Obviously, this sort of thing fascinates me.
When I read about the plan for the Rolling Jubilee though, something immediately popped into my head. My searches haven't exactly been exhaustive, but so far I've not found anyone else raising this question. And it seems like an obvious one:
If demand for distressed debt rises, against a relatively fixed supply, so does price. Paying more for debt means that competing firms will have to work harder to realise the same value from any distressed debt package. In this case "work harder" means causing more distress to debtors. Isn't this project self-defeating?Now, of course if Rolling Jubilee were to buy up all the distressed debt, then everything will be fine. Debtors will be forgiven. Creditors will have got their asking price. Those donating to the campaign will be able to feel they'd achieved their goal. But that's not really the case, is it? Rolling Jubilee aren't seriously thinking they can buy up all the distressed debt are they? (There are obvious price implication to this, too)

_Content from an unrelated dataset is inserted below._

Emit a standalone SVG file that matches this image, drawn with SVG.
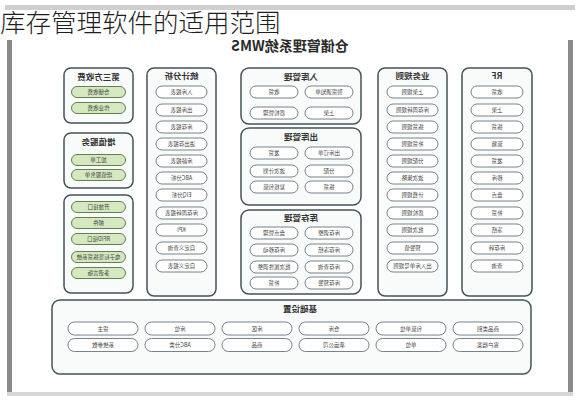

The other end of the scale is that Rolling Jubilee buy up such a small amount of debt that it has virtually no impact on price. But that doesn't seem like it's aim to me. They seem to want to make a real difference. Unless, they believe that it's the symbolism of what they're doing that is most important. But that seems somewhat deceitful to the folks that donate money.
So I'm a little confused. If anyone has an answer I'd be pleased to hear it.